Engineering the bridge between basic science and societal impact: The role of composite materials

Sep 30

Wednesday, September 30, 2015

1:30 pm - 3:00 pm
203 Teer


Dr. Landon Grace, Mechanical & Aerospace Engineering, University of Miami

The field of engineering relies heavily on fundamental science and mathematics to form the framework upon which we construct the world. As engineers, our role is to translate these fundamentals into real-world applications for the benefit of society. Four examples of ongoing research in the Composite Materials Lab at the University of Miami will be presented here, beginning with the basic science and mathematical background and culminating in the ultimate societal impact.

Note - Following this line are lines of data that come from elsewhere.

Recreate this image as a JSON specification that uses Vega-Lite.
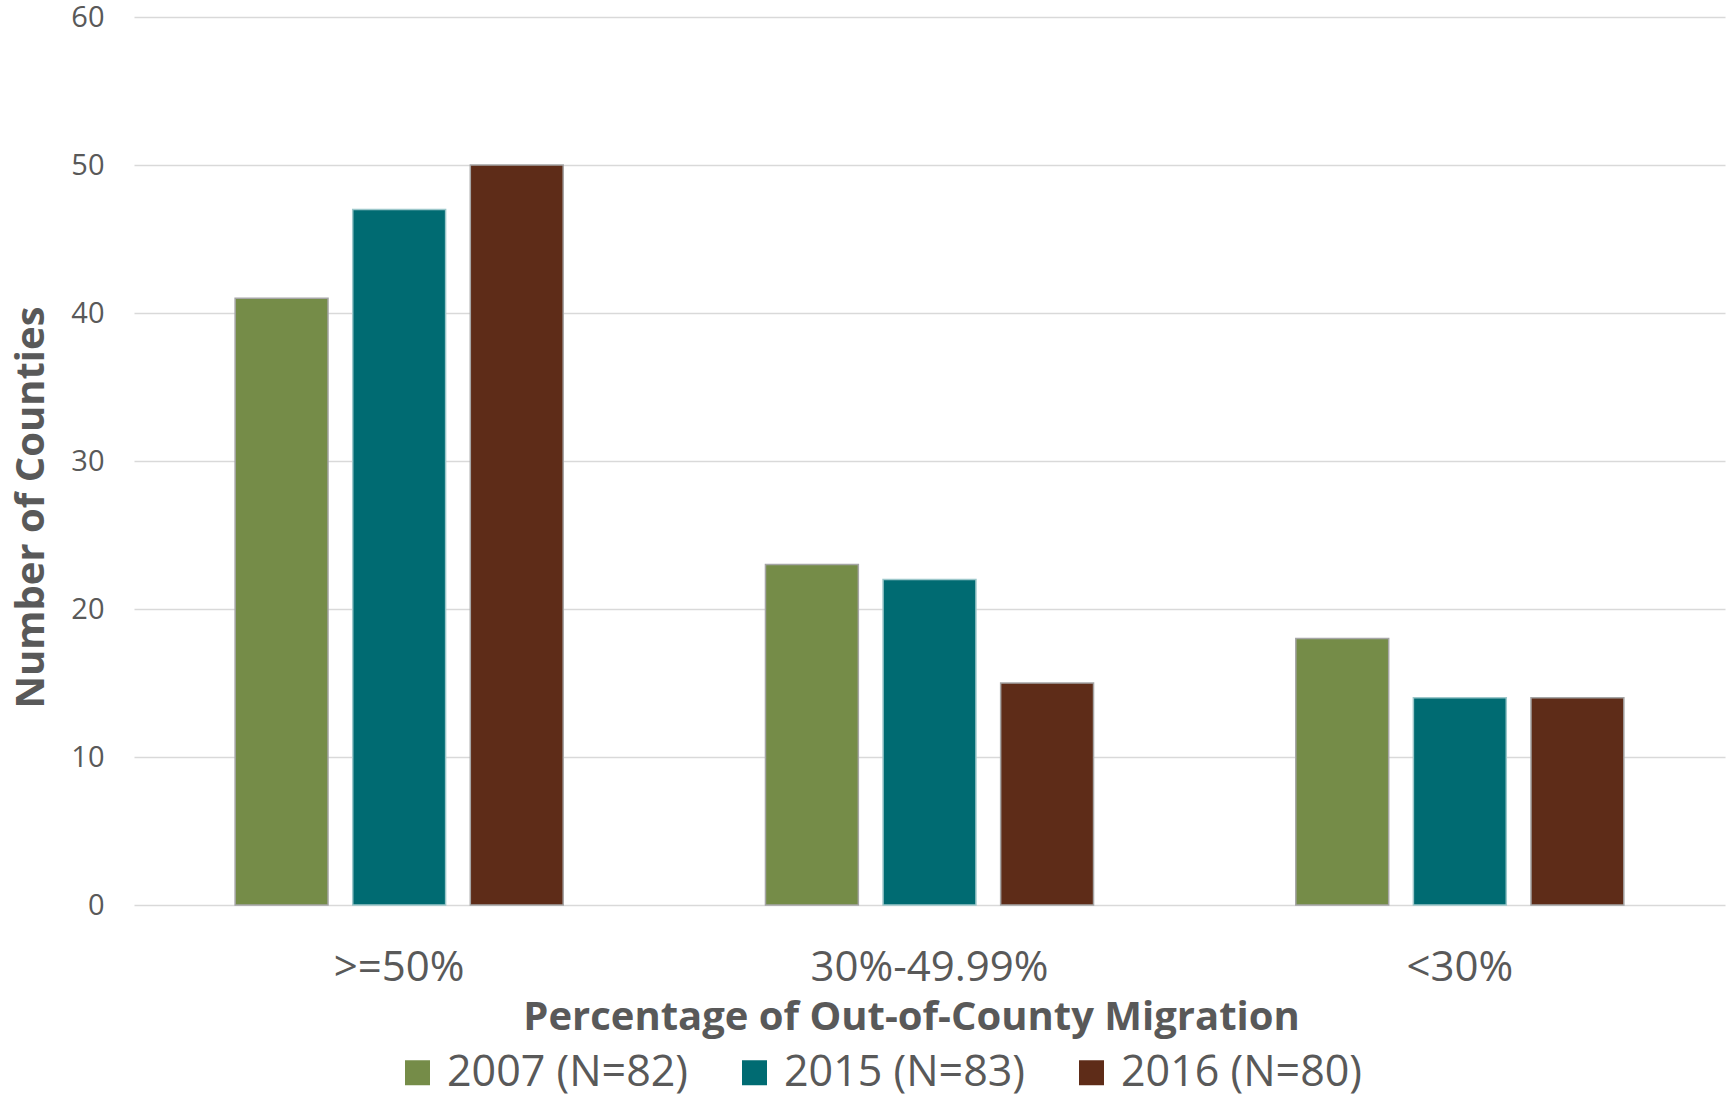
{
  "$schema": "https://vega.github.io/schema/vega-lite/v6.json",
  "autosize": {"type": "none"},
  "width": 1591,
  "height": 888,
  "padding": {"left": 134, "top": 17, "right": 4, "bottom": 190},
  "background": "white",
  "config": {
    "view": {"stroke": null},
    "font": "Open Sans"
  },
  "data": {
    "values": [
      {"cat": ">=50%", "year": "2007 (N=82)", "count": 41},
      {"cat": ">=50%", "year": "2015 (N=83)", "count": 47},
      {"cat": ">=50%", "year": "2016 (N=80)", "count": 50},
      {"cat": "30%-49.99%", "year": "2007 (N=82)", "count": 23},
      {"cat": "30%-49.99%", "year": "2015 (N=83)", "count": 22},
      {"cat": "30%-49.99%", "year": "2016 (N=80)", "count": 15},
      {"cat": "<30%", "year": "2007 (N=82)", "count": 18},
      {"cat": "<30%", "year": "2015 (N=83)", "count": 14},
      {"cat": "<30%", "year": "2016 (N=80)", "count": 14}
    ]
  },
  "mark": {"type": "bar", "strokeWidth": 1.5},
  "encoding": {
    "x": {
      "field": "cat",
      "type": "nominal",
      "sort": [">=50%", "30%-49.99%", "<30%"],
      "scale": {"paddingInner": 0, "paddingOuter": 0},
      "axis": {
        "title": "Percentage of Out-of-County Migration",
        "titleFont": "Open Sans",
        "titleFontSize": 40,
        "titleFontWeight": "bold",
        "titleColor": "#595959",
        "titlePadding": 9,
        "titleX": 777,
        "labelAngle": 0,
        "labelFont": "Open Sans",
        "labelFontSize": 42,
        "labelColor": "#595959",
        "labelPadding": 42,
        "labelLimit": 0,
        "ticks": false,
        "domain": false,
        "grid": false
      }
    },
    "xOffset": {
      "field": "year",
      "type": "nominal",
      "scale": {"paddingInner": 0.21, "paddingOuter": 0.86}
    },
    "y": {
      "field": "count",
      "type": "quantitative",
      "scale": {"domain": [0, 60], "nice": false},
      "axis": {
        "values": [0, 10, 20, 30, 40, 50, 60],
        "title": "Number of Counties",
        "titleFont": "Open Sans",
        "titleFontSize": 40,
        "titleFontWeight": "bold",
        "titleColor": "#595959",
        "titleAngle": -90,
        "titleBaseline": "alphabetic",
        "titleX": -91,
        "titleY": 490,
        "labelFont": "Open Sans",
        "labelFontSize": 29,
        "labelColor": "#595959",
        "labelPadding": 30,
        "ticks": false,
        "domain": false,
        "grid": true,
        "gridColor": "#d9d9d9",
        "gridWidth": 1.5
      }
    },
    "color": {
      "field": "year",
      "type": "nominal",
      "scale": {
        "domain": ["2007 (N=82)", "2015 (N=83)", "2016 (N=80)"],
        "range": ["#758c48", "#006b72", "#5e2c18"]
      },
      "legend": {
        "title": null,
        "orient": "none",
        "direction": "horizontal",
        "legendX": 262,
        "legendY": 1034,
        "symbolType": "square",
        "symbolSize": 625,
        "symbolStrokeWidth": 0,
        "labelFont": "Open Sans",
        "labelFontSize": 43,
        "labelColor": "#595959",
        "labelOffset": 8,
        "labelLimit": 0,
        "columnPadding": 44,
        "padding": 0
      }
    },
    "stroke": {
      "field": "year",
      "type": "nominal",
      "scale": {
        "domain": ["2007 (N=82)", "2015 (N=83)", "2016 (N=80)"],
        "range": ["#a5a5a5", "#9cc7ca", "#a5a5a5"]
      },
      "legend": null
    }
  }
}
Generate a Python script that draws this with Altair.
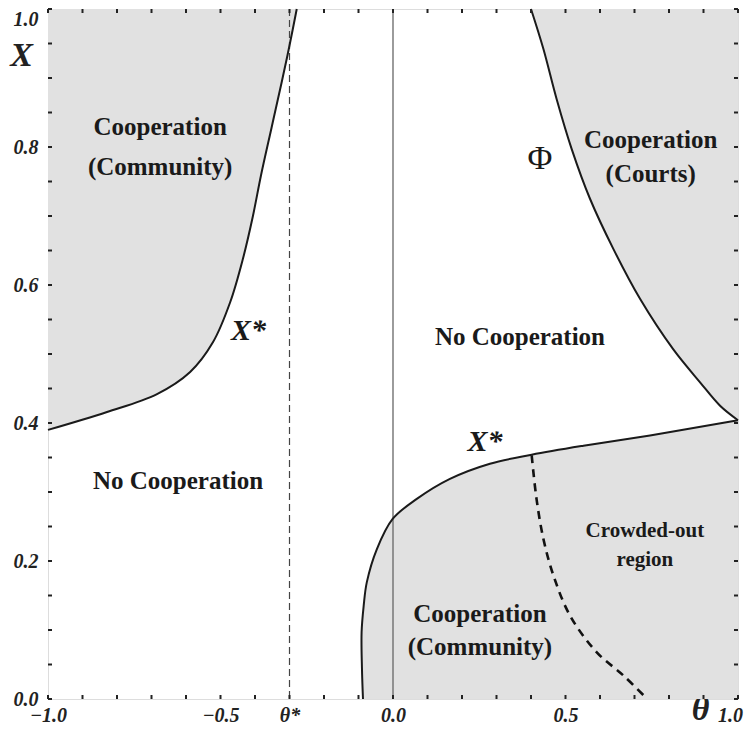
import altair as alt
import pandas as pd

# ---------------- data ----------------
# upper-left X* boundary (theta, X)
ul_theta = [-1.0, -0.829, -0.684, -0.588, -0.522, -0.472, -0.435, -0.406, -0.383, -0.352, -0.323, -0.300, -0.279]
ul_x = [0.390, 0.416, 0.442, 0.474, 0.517, 0.575, 0.638, 0.700, 0.758, 0.828, 0.893, 0.947, 1.000]

# Phi boundary (upper right)
phi_theta = [0.400, 0.436, 0.474, 0.518, 0.571, 0.639, 0.716, 0.812, 0.890, 0.948, 1.0]
phi_x = [1.000, 0.942, 0.870, 0.797, 0.725, 0.652, 0.580, 0.507, 0.459, 0.425, 0.404]

# lower X* boundary
lo_theta = [-0.087, -0.090, -0.091, -0.085, -0.076, -0.047, -0.001, 0.069, 0.165, 0.281, 0.402, 0.552, 0.745, 1.0]
lo_x = [0.000, 0.045, 0.097, 0.135, 0.169, 0.217, 0.261, 0.290, 0.319, 0.341, 0.354, 0.367, 0.382, 0.404]

# crowded-out dashed boundary
cr_theta = [0.402, 0.416, 0.436, 0.465, 0.513, 0.590, 0.668, 0.737]
cr_x = [0.353, 0.290, 0.232, 0.179, 0.121, 0.068, 0.034, 0.000]

theta_star = -0.3
x_tick_values = [-1.0, -0.5, -0.3, 0.0, 0.5, 1.0]
y_tick_values = [0.0, 0.2, 0.4, 0.6, 0.8, 1.0]
minor_x = [round(-1.0 + 0.1 * i, 2) for i in range(21)]
minor_y = [round(0.05 * i, 2) for i in range(21)]

region_text = ["Cooperation", "(Community)", "Cooperation", "(Courts)",
               "No Cooperation", "No Cooperation", "Cooperation", "(Community)"]
region_theta = [-0.675, -0.675, 0.747, 0.747, 0.368, -0.623, 0.252, 0.252]
region_x = [0.829, 0.771, 0.810, 0.761, 0.525, 0.316, 0.123, 0.075]

small_text = ["Crowded-out", "region"]
small_theta = [0.730, 0.730]
small_x = [0.244, 0.201]

xstar_theta = [-0.419, 0.267]
xstar_x = [0.534, 0.372]

phi_label = ["Φ"]
phi_label_theta = [0.426]
phi_label_x = [0.783]

# ---------------- frames ----------------
def curve(t, v):
    return pd.DataFrame({"theta": t, "X": v, "i": list(range(len(t)))})

ul = curve(ul_theta, ul_x)
phi = curve(phi_theta, phi_x)
lo = curve(lo_theta, lo_x)
cr = curve(cr_theta, cr_x)

W = 690
H = 690
FILL = "#e1e1e1"
SERIF = "Liberation Serif"
INTERP = "catmull-rom"

xs = alt.Scale(domain=[-1, 1], nice=False, zero=False)
ys = alt.Scale(domain=[0, 1], nice=False, zero=False)

x_axis = alt.Axis(
    values=x_tick_values,
    labelExpr="abs(datum.value + 0.3) < 1e-6 ? 'θ*' : format(datum.value, '.1f')",
    ticks=False, domain=False, grid=False,
    labelFont=SERIF, labelFontWeight="bold", labelFontStyle="italic",
    labelFontSize=20, labelColor="#222", labelPadding=6,
    labelOffset={"condition": {"test": "datum.value == 1", "value": -8}, "value": 0},
    labelFlush=False, labelOverlap=False, labelBound=False,
    title="θ", titleFont=SERIF, titleFontStyle="italic", titleFontWeight="bold",
    titleFontSize=34, titleColor="#222", titleX=652, titleY=10,
    titleAlign="center", titleBaseline="middle", titleAngle=0,
)
y_axis = alt.Axis(
    values=y_tick_values, format=".1f",
    ticks=False, domain=False, grid=False,
    labelFont=SERIF, labelFontWeight="bold", labelFontStyle="italic",
    labelFontSize=20, labelColor="#222", labelPadding=10,
    labelOffset={"condition": {"test": "datum.value == 1", "value": 10}, "value": 0},
    labelFlush=False, labelOverlap=False, labelBound=False,
    title="X", titleFont=SERIF, titleFontStyle="italic", titleFontWeight="bold",
    titleFontSize=34, titleColor="#222", titleX=-27, titleY=46,
    titleAlign="center", titleBaseline="middle", titleAngle=0,
)

base_x = alt.X("theta:Q", scale=xs, axis=x_axis)
base_y = alt.Y("X:Q", scale=ys, axis=y_axis)

area_ul = alt.Chart(ul).mark_area(color=FILL, opacity=1, interpolate=INTERP).encode(
    x=base_x, y=base_y, y2=alt.datum(1))
area_phi = alt.Chart(phi).mark_area(color=FILL, opacity=1, interpolate=INTERP).encode(
    x=alt.X("theta:Q", scale=xs), y=alt.Y("X:Q", scale=ys), y2=alt.datum(1))
area_lo = alt.Chart(lo).mark_area(color=FILL, opacity=1, orient="horizontal",
                                  interpolate=INTERP).encode(
    y=alt.Y("X:Q", scale=ys), x=alt.X("theta:Q", scale=xs), x2=alt.datum(1))

vline_df = pd.DataFrame({"theta": [theta_star]})
vstar = alt.Chart(vline_df).mark_rule(color="#444", strokeWidth=1.2, strokeDash=[7, 4]).encode(
    x=alt.X("theta:Q", scale=xs), y=alt.value(0), y2=alt.value(H))
zero_df = pd.DataFrame({"theta": [0.0]})
vzero = alt.Chart(zero_df).mark_rule(color="#666", strokeWidth=1.3).encode(
    x=alt.X("theta:Q", scale=xs), y=alt.value(0), y2=alt.value(H))

def line(df, **kw):
    return alt.Chart(df).mark_line(interpolate=INTERP, **kw).encode(
        x=alt.X("theta:Q", scale=xs), y=alt.Y("X:Q", scale=ys), order="i:Q")

l_ul = line(ul, color="#1a1a1a", strokeWidth=2)
l_phi = line(phi, color="#1a1a1a", strokeWidth=2)
l_lo = line(lo, color="#1a1a1a", strokeWidth=2)
l_cr = line(cr, color="#111", strokeWidth=2.6, strokeDash=[8, 6])

mx = pd.DataFrame({"t": minor_x})
my = pd.DataFrame({"t": minor_y})
tick_style = dict(color="#222", strokeWidth=2)
t_bottom = alt.Chart(mx).mark_rule(**tick_style).encode(
    x=alt.X("t:Q", scale=xs), y=alt.value(H), y2=alt.value(H - 4))
t_top = alt.Chart(mx).mark_rule(**tick_style).encode(
    x=alt.X("t:Q", scale=xs), y=alt.value(0), y2=alt.value(4))
t_left = alt.Chart(my).mark_rule(**tick_style).encode(
    y=alt.Y("t:Q", scale=ys), x=alt.value(0), x2=alt.value(4))
t_right = alt.Chart(my).mark_rule(**tick_style).encode(
    y=alt.Y("t:Q", scale=ys), x=alt.value(W), x2=alt.value(W - 4))

def texts(t, th, v, **kw):
    df = pd.DataFrame({"label": t, "theta": th, "X": v})
    return alt.Chart(df).mark_text(font=SERIF, color="#1a1a1a", align="center",
                                   baseline="middle", **kw).encode(
        x=alt.X("theta:Q", scale=xs), y=alt.Y("X:Q", scale=ys), text="label:N")

txt_region = texts(region_text, region_theta, region_x, fontSize=25, fontWeight="bold")
txt_small = texts(small_text, small_theta, small_x, fontSize=21, fontWeight="bold")
txt_xstar = texts(["X*", "X*"], xstar_theta, xstar_x, fontSize=30, fontWeight="bold", fontStyle="italic")
txt_phi = texts(phi_label, phi_label_theta, phi_label_x, fontSize=34)

chart = alt.layer(
    area_ul, area_phi, area_lo, vstar, vzero,
    l_ul, l_phi, l_lo, l_cr,
    t_bottom, t_top, t_left, t_right,
    txt_region, txt_small, txt_xstar, txt_phi,
).properties(
    width=W, height=H,
    autosize=alt.AutoSizeParams(type="none"),
    padding={"left": 40, "top": 1, "right": 10, "bottom": 28},
).configure_view(
    stroke="#2a2a2a", strokeWidth=2.5
).configure(background="white")

chart.save("out.html", embed_options={"renderer": "svg", "actions": False})
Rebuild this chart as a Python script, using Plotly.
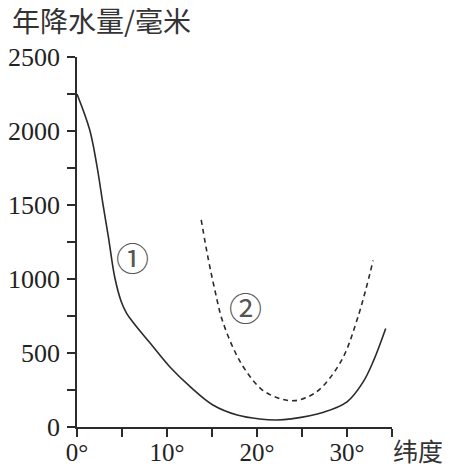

The focus will be on the opportunities afforded by multi-phase and/or multi-functional materials, including: 1) a biocompatible styrene-isobutylene-styrene thermoplastic elastomer reinforced with nanoscale metal oxides and clays as the base material in orbital prostheses for post-exenteration cancer patients; 2)  improving performance of supersonic military aircraft by modelling the impact of fluid contamination on the mechanical and dielectric properties of a high performance bismaleimide-quartz composite;  3) reclaiming steel-industry waste product for use in a microcomposite designed to reduce point-source phosphorous pollution in the Everglades;  4) and lastly, a proprietary composite film for combating post-operative vision loss during brain and spinal surgeries.


Dr. Landon Grace is currently an assistant professor in the Mechanical and Aerospace Engineering Department at the University of Miami, where he also serves as the director of the Composite Materials Laboratory and holds the title of inaugural Junior Faculty Scholar. Dr. Grace is a former Palace Acquire Fellow with the U.S. Air Force, where he worked as an aerospace engineer for 5 years prior to joining the faculty at Miami. His current research projects cross into nearly every engineering discipline, and have been funded by organizations as diverse as the Department of Defense (mechanical/aerospace), the Al Rashid Orbital Vision Research Center (biomedical/electrical), NASA (aerospace), and the Everglades Foundation (civil/environmental). The common thread among these projects is polymer composites and the functionality that can be achieved by multi-phase materials. Dr. Grace focuses his attention on translating the fundamental science of these materials into real-world applications through collaborative, multidisciplinary research.